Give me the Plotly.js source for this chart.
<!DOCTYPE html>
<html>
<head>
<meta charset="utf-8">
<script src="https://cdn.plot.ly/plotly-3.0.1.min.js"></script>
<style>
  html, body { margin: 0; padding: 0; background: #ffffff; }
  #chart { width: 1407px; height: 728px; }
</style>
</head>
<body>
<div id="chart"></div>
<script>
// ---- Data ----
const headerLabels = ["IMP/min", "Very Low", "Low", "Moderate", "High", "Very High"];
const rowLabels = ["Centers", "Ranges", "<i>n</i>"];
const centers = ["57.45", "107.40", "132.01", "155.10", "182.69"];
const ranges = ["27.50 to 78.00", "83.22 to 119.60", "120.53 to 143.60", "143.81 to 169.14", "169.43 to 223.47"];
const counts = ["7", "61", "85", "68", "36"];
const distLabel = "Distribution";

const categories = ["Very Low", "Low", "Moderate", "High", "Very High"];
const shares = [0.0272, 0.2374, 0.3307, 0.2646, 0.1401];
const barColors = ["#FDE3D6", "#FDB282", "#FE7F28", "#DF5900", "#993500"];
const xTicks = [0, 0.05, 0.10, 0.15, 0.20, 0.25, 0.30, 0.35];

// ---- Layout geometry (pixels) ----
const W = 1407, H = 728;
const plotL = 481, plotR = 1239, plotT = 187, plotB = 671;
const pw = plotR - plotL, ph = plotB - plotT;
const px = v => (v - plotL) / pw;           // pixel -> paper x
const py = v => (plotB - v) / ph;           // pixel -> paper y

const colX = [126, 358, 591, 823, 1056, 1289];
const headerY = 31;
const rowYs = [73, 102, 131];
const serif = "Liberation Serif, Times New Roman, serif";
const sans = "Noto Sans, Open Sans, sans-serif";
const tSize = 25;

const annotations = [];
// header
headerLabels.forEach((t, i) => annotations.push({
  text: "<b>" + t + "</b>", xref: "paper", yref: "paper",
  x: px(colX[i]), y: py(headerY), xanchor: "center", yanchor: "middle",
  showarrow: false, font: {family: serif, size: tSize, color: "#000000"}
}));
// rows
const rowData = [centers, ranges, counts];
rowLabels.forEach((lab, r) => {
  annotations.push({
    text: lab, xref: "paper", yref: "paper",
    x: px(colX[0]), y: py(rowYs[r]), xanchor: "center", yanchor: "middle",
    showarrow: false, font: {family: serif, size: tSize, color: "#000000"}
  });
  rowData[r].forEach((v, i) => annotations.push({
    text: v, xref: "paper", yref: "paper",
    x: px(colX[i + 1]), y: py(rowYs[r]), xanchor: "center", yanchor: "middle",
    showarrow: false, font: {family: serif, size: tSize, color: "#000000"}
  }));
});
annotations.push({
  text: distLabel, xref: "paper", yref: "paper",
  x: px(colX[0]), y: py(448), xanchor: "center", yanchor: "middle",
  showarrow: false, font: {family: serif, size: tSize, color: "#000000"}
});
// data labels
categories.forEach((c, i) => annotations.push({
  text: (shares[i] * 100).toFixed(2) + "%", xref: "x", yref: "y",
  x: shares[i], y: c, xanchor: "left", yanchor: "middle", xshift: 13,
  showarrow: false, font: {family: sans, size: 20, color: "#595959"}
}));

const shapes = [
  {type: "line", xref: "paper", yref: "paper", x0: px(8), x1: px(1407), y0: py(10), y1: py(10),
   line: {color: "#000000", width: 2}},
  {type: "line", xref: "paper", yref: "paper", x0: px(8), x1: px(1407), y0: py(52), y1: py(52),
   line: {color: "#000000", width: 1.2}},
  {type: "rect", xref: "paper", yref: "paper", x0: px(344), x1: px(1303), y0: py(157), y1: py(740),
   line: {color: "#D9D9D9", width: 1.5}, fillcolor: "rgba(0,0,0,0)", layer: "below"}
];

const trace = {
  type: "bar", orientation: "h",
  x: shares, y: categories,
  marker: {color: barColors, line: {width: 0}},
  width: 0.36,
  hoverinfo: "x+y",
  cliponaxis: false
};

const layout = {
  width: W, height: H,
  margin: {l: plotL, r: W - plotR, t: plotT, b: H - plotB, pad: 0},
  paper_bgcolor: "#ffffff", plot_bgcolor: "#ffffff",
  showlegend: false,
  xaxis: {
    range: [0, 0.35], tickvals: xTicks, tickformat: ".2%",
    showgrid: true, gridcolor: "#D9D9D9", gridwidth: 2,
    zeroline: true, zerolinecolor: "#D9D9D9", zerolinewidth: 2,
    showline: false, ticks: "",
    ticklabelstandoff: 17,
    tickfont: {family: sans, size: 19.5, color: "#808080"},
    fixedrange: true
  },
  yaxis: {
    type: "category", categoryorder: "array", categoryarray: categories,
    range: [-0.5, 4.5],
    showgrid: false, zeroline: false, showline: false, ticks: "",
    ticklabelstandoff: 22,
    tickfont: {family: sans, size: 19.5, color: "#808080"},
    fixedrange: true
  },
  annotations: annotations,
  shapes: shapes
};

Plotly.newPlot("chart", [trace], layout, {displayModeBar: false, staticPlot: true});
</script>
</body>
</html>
+ + + + + + +
(YOUR GOAL) Search the material above for "chart". Pull out each line where it shows up.

(FULL ANSWER)
Give me the Plotly.js source for this chart.
  #chart { width: 1407px; height: 728px; }
<div id="chart"></div>
Plotly.newPlot("chart", [trace], layout, {displayModeBar: false, staticPlot: true});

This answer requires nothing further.